-- Stated task --
The records below hold pictures; please leave those out and retype the rest exactly.
┌─ Provided entries
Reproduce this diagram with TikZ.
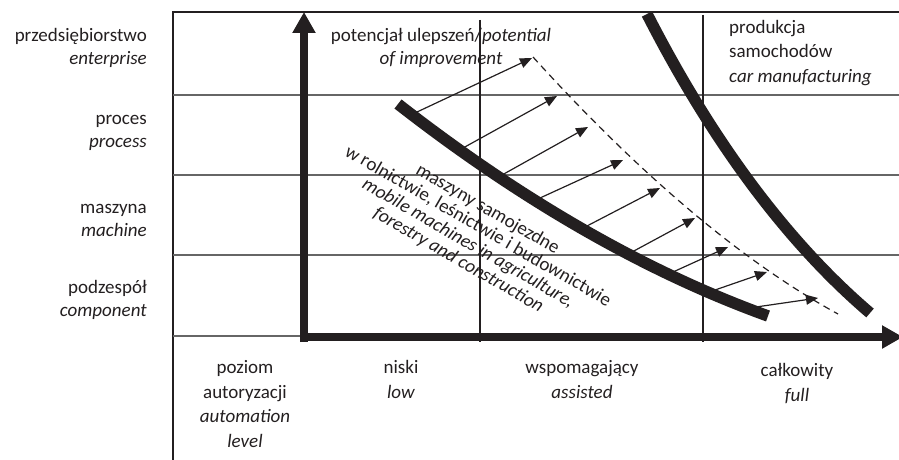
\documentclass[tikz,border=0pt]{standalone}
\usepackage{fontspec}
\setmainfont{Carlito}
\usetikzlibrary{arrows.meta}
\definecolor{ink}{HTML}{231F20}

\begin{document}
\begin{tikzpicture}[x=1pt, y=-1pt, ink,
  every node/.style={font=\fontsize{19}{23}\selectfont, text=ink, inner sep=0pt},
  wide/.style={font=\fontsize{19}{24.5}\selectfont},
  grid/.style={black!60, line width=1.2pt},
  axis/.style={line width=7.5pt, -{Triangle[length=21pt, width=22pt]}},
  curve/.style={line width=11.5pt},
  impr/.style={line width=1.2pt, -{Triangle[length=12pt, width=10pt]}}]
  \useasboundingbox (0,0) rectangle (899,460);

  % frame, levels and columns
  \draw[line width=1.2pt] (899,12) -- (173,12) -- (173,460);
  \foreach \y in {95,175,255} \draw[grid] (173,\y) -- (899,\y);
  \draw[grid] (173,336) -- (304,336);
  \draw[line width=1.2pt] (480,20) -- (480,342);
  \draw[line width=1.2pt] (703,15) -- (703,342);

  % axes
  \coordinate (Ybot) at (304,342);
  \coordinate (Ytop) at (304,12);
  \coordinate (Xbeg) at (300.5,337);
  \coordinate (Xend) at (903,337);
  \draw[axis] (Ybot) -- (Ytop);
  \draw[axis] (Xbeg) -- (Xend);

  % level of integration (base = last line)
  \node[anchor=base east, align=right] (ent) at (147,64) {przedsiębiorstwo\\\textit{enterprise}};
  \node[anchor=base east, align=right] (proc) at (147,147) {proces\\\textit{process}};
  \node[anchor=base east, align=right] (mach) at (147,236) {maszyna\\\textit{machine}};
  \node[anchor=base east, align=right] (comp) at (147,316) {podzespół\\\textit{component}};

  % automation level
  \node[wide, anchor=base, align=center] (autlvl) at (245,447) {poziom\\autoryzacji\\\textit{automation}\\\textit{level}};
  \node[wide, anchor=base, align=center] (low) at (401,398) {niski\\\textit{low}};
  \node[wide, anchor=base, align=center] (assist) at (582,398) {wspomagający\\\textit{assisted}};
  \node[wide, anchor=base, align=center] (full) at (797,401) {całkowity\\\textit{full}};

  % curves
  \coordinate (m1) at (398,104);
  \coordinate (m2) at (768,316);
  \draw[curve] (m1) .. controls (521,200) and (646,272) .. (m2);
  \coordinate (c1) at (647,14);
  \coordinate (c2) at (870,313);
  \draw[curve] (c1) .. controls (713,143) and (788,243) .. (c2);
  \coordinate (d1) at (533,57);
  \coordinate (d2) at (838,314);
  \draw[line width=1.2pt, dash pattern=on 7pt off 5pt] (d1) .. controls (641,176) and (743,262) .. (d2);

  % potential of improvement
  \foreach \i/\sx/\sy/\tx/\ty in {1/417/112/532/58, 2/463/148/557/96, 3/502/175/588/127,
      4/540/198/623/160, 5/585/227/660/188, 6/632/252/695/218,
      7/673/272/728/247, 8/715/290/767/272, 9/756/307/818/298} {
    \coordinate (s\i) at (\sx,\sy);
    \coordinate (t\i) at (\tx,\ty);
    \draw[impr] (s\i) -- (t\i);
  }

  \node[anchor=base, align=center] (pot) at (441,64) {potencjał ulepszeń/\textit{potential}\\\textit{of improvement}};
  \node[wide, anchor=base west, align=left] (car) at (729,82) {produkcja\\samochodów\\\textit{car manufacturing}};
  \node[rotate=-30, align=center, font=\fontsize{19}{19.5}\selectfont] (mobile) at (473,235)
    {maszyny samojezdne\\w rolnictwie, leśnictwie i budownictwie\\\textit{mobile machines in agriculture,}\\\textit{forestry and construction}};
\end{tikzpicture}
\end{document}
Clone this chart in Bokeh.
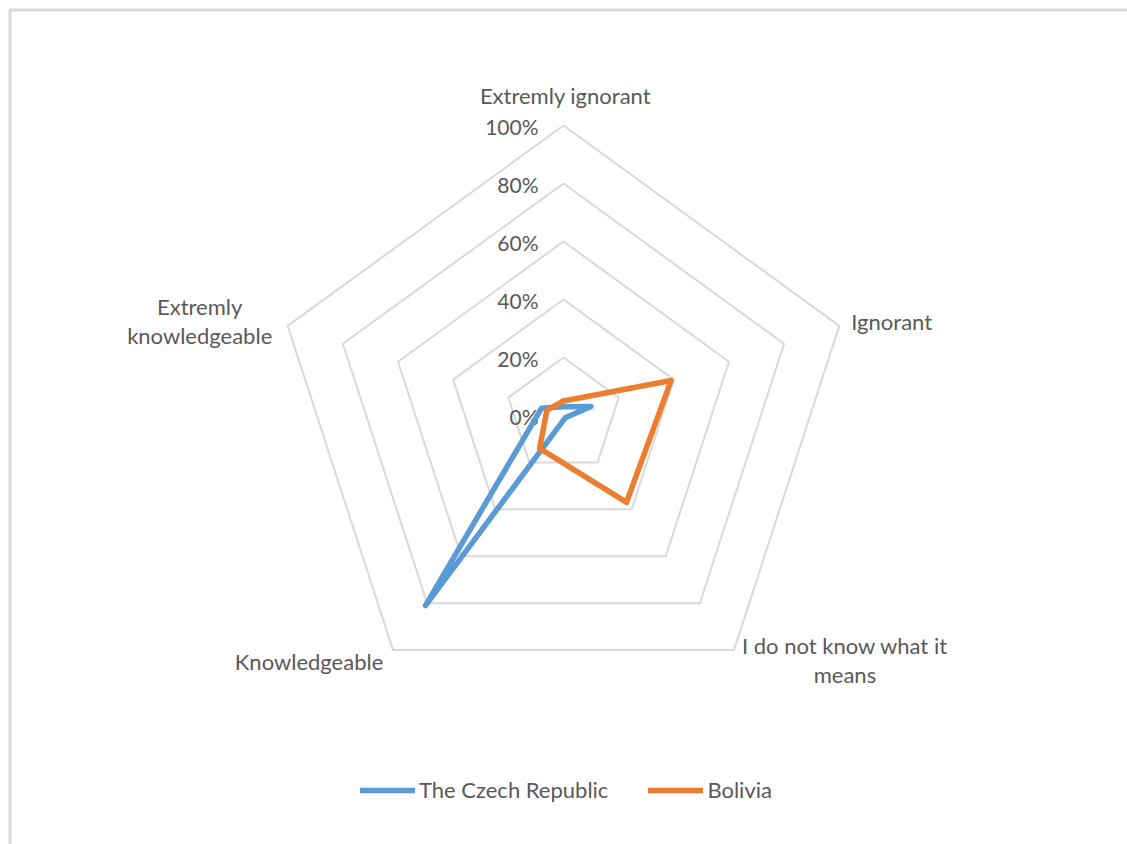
└─
-- The completed task --
Reproduce this diagram with TikZ.
\documentclass[tikz,border=0pt]{standalone}
\usepackage{fontspec}
\setmainfont{Carlito}
\usetikzlibrary{arrows.meta}
\definecolor{ink}{HTML}{231F20}

\begin{document}
\begin{tikzpicture}[x=1pt, y=-1pt, ink,
  every node/.style={font=\fontsize{19}{23}\selectfont, text=ink, inner sep=0pt},
  wide/.style={font=\fontsize{19}{24.5}\selectfont},
  grid/.style={black!60, line width=1.2pt},
  axis/.style={line width=7.5pt, -{Triangle[length=21pt, width=22pt]}},
  curve/.style={line width=11.5pt},
  impr/.style={line width=1.2pt, -{Triangle[length=12pt, width=10pt]}}]
  \useasboundingbox (0,0) rectangle (899,460);

  % frame, levels and columns
  \draw[line width=1.2pt] (899,12) -- (173,12) -- (173,460);
  \foreach \y in {95,175,255} \draw[grid] (173,\y) -- (899,\y);
  \draw[grid] (173,336) -- (304,336);
  \draw[line width=1.2pt] (480,20) -- (480,342);
  \draw[line width=1.2pt] (703,15) -- (703,342);

  % axes
  \coordinate (Ybot) at (304,342);
  \coordinate (Ytop) at (304,12);
  \coordinate (Xbeg) at (300.5,337);
  \coordinate (Xend) at (903,337);
  \draw[axis] (Ybot) -- (Ytop);
  \draw[axis] (Xbeg) -- (Xend);

  % level of integration (base = last line)
  \node[anchor=base east, align=right] (ent) at (147,64) {przedsiębiorstwo\\\textit{enterprise}};
  \node[anchor=base east, align=right] (proc) at (147,147) {proces\\\textit{process}};
  \node[anchor=base east, align=right] (mach) at (147,236) {maszyna\\\textit{machine}};
  \node[anchor=base east, align=right] (comp) at (147,316) {podzespół\\\textit{component}};

  % automation level
  \node[wide, anchor=base, align=center] (autlvl) at (245,447) {poziom\\autoryzacji\\\textit{automation}\\\textit{level}};
  \node[wide, anchor=base, align=center] (low) at (401,398) {niski\\\textit{low}};
  \node[wide, anchor=base, align=center] (assist) at (582,398) {wspomagający\\\textit{assisted}};
  \node[wide, anchor=base, align=center] (full) at (797,401) {całkowity\\\textit{full}};

  % curves
  \coordinate (m1) at (398,104);
  \coordinate (m2) at (768,316);
  \draw[curve] (m1) .. controls (521,200) and (646,272) .. (m2);
  \coordinate (c1) at (647,14);
  \coordinate (c2) at (870,313);
  \draw[curve] (c1) .. controls (713,143) and (788,243) .. (c2);
  \coordinate (d1) at (533,57);
  \coordinate (d2) at (838,314);
  \draw[line width=1.2pt, dash pattern=on 7pt off 5pt] (d1) .. controls (641,176) and (743,262) .. (d2);

  % potential of improvement
  \foreach \i/\sx/\sy/\tx/\ty in {1/417/112/532/58, 2/463/148/557/96, 3/502/175/588/127,
      4/540/198/623/160, 5/585/227/660/188, 6/632/252/695/218,
      7/673/272/728/247, 8/715/290/767/272, 9/756/307/818/298} {
    \coordinate (s\i) at (\sx,\sy);
    \coordinate (t\i) at (\tx,\ty);
    \draw[impr] (s\i) -- (t\i);
  }

  \node[anchor=base, align=center] (pot) at (441,64) {potencjał ulepszeń/\textit{potential}\\\textit{of improvement}};
  \node[wide, anchor=base west, align=left] (car) at (729,82) {produkcja\\samochodów\\\textit{car manufacturing}};
  \node[rotate=-30, align=center, font=\fontsize{19}{19.5}\selectfont] (mobile) at (473,235)
    {maszyny samojezdne\\w rolnictwie, leśnictwie i budownictwie\\\textit{mobile machines in agriculture,}\\\textit{forestry and construction}};
\end{tikzpicture}
\end{document}
Clone this chart in Bokeh.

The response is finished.